Written request
Give again, exactly as written, the lines of the records below from the line with "Write a component" to the line with "0.98, 0.99, 1.0];". Both end lines count; pictures do not.

---+---

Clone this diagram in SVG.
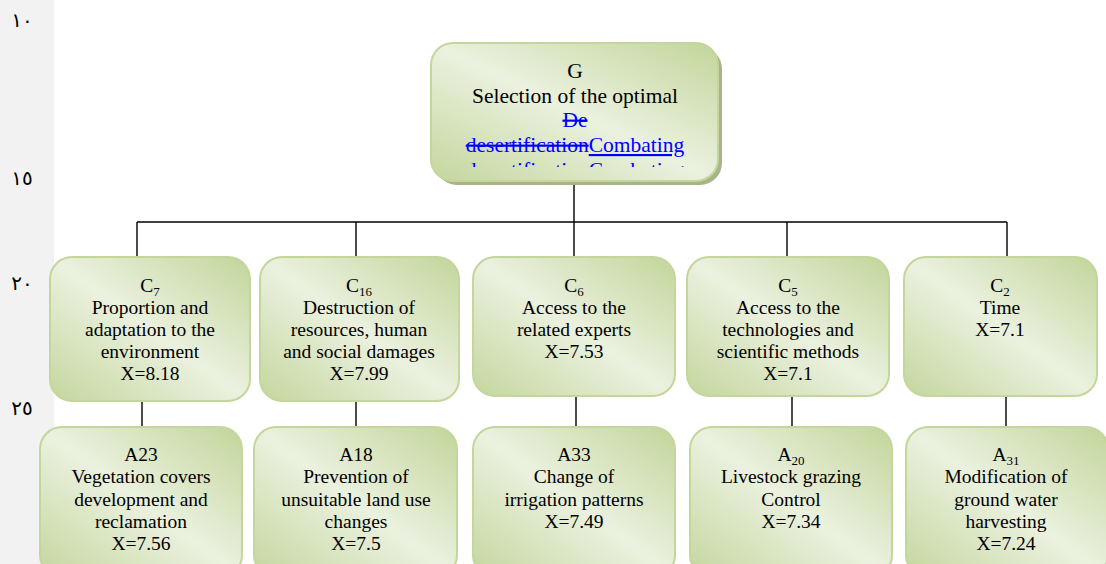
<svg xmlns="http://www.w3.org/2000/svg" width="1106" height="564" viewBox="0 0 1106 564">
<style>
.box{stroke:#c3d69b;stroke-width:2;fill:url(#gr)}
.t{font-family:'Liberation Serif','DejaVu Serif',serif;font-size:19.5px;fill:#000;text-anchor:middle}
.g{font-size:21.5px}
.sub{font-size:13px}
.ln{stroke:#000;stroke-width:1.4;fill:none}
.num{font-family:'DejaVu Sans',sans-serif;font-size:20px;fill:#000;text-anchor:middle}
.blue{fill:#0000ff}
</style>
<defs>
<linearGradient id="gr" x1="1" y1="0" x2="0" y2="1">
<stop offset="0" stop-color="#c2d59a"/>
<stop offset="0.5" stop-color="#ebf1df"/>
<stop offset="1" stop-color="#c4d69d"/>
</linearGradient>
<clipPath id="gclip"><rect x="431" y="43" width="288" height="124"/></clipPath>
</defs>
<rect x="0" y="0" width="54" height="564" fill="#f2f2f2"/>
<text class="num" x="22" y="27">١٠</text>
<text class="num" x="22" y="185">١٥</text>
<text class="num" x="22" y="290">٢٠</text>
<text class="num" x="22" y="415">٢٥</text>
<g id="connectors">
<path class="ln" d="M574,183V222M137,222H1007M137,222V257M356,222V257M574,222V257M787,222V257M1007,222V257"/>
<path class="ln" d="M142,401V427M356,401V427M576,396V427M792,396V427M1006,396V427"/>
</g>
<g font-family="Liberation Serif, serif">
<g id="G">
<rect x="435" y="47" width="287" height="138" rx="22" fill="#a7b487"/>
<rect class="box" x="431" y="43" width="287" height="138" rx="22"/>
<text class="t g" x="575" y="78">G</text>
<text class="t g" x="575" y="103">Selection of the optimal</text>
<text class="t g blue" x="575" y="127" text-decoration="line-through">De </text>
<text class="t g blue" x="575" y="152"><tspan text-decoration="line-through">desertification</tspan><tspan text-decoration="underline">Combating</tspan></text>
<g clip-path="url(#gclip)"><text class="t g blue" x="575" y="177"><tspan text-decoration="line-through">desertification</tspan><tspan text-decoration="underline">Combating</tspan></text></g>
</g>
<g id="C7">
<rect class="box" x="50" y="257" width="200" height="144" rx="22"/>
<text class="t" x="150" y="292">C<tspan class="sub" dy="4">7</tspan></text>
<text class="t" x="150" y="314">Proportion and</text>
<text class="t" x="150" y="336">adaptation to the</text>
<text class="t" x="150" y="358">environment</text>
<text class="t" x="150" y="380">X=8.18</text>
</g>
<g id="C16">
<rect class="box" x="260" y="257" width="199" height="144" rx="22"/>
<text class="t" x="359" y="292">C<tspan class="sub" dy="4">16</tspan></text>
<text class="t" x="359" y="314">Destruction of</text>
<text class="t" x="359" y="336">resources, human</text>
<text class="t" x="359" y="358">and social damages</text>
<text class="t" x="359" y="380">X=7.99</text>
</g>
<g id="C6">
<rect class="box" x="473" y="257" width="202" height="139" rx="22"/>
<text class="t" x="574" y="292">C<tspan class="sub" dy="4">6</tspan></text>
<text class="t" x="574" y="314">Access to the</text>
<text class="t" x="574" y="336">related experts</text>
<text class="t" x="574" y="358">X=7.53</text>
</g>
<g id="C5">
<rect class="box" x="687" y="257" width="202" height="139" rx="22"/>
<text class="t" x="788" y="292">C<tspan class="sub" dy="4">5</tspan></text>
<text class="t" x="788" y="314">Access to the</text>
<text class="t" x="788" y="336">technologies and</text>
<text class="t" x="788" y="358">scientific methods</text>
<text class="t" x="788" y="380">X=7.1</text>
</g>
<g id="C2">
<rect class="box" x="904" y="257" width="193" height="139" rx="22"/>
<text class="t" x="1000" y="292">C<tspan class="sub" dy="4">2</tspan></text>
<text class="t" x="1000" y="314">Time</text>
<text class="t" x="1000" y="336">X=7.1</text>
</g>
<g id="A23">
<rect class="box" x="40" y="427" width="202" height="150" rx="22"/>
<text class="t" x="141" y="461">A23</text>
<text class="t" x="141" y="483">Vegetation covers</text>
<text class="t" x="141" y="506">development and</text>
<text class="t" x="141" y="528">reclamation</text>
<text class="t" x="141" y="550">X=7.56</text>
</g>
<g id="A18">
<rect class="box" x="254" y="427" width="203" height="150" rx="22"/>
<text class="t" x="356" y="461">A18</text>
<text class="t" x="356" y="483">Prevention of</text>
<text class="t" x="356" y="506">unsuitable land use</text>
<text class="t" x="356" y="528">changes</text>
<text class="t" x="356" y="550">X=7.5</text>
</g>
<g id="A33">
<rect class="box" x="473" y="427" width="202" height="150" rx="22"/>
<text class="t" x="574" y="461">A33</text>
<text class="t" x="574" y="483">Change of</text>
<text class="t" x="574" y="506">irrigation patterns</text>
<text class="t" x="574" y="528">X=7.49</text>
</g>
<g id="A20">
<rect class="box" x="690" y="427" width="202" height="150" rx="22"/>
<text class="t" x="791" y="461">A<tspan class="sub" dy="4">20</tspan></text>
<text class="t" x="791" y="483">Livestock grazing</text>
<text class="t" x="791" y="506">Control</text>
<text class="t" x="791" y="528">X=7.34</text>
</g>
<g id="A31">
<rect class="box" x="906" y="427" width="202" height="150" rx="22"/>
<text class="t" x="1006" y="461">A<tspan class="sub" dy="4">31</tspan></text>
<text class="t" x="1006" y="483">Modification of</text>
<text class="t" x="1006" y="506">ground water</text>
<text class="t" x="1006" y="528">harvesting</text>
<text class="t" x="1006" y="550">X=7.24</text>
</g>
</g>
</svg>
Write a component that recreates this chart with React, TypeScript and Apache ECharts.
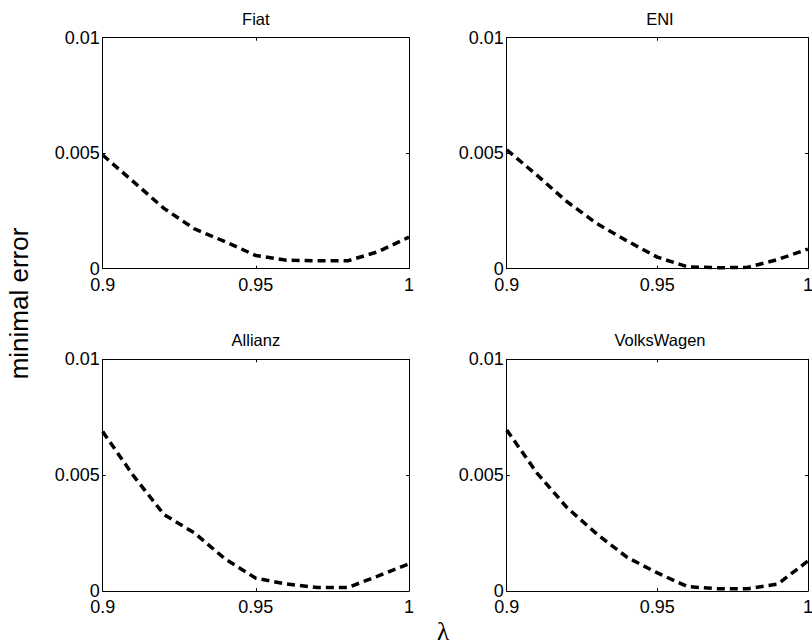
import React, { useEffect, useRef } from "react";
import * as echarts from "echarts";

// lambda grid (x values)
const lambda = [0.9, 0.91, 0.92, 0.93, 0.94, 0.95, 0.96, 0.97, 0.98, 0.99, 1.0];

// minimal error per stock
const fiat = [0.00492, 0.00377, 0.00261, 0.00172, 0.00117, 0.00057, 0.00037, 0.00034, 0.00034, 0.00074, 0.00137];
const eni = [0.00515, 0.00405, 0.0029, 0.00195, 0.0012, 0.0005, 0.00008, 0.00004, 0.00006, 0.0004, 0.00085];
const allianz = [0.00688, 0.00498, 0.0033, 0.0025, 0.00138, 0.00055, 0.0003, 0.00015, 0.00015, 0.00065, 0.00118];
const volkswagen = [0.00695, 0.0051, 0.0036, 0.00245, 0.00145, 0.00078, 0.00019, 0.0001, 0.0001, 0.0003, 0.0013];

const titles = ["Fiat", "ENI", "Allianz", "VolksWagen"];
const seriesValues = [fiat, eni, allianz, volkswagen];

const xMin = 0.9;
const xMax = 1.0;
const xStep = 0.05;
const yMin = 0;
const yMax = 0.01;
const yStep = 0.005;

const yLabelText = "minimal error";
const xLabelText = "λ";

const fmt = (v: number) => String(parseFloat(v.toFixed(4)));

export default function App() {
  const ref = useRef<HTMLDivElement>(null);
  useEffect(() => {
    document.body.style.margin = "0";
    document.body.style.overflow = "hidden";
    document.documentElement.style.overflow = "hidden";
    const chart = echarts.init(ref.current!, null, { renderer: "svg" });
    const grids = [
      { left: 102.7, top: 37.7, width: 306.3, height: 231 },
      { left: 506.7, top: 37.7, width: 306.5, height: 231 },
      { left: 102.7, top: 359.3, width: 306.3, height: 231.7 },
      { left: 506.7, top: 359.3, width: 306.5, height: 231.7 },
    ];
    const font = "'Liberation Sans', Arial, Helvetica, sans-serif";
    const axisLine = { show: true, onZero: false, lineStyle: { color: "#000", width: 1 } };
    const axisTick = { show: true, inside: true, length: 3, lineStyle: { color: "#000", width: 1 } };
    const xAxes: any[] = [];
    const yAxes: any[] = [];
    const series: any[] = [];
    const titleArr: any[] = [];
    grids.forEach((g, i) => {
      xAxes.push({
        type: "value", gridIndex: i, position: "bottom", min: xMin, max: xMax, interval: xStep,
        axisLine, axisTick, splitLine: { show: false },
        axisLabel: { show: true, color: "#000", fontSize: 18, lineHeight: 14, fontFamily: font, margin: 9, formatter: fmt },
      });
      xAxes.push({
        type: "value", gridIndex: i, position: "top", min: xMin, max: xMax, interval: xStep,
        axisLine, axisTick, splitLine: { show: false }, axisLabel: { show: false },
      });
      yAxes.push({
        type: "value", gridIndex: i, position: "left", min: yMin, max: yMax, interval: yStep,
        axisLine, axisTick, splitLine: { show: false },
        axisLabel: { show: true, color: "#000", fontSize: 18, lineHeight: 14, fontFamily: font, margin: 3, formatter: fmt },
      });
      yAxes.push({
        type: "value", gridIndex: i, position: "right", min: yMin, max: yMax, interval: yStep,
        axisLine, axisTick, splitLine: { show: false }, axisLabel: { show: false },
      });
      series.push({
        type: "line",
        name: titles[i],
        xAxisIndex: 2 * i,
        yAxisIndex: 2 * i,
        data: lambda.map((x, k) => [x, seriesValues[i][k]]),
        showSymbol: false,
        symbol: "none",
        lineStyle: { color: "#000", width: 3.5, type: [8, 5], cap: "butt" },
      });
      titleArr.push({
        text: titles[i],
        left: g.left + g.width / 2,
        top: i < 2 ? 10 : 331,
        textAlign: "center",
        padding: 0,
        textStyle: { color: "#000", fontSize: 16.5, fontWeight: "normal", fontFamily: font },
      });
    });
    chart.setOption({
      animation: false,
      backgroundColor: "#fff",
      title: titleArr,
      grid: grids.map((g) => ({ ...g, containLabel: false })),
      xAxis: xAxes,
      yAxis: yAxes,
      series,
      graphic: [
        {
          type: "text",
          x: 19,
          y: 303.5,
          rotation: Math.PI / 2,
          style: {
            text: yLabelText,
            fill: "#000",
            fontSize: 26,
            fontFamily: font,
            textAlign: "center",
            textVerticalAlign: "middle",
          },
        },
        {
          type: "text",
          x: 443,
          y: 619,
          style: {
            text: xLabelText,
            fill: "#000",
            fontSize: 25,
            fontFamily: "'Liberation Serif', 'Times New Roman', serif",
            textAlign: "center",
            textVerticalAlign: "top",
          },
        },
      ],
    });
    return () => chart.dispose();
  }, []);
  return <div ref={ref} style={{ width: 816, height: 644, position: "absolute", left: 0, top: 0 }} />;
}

---+---

Answer below
Write a component that recreates this chart with React, TypeScript and Apache ECharts.
import React, { useEffect, useRef } from "react";
import * as echarts from "echarts";

// lambda grid (x values)
const lambda = [0.9, 0.91, 0.92, 0.93, 0.94, 0.95, 0.96, 0.97, 0.98, 0.99, 1.0];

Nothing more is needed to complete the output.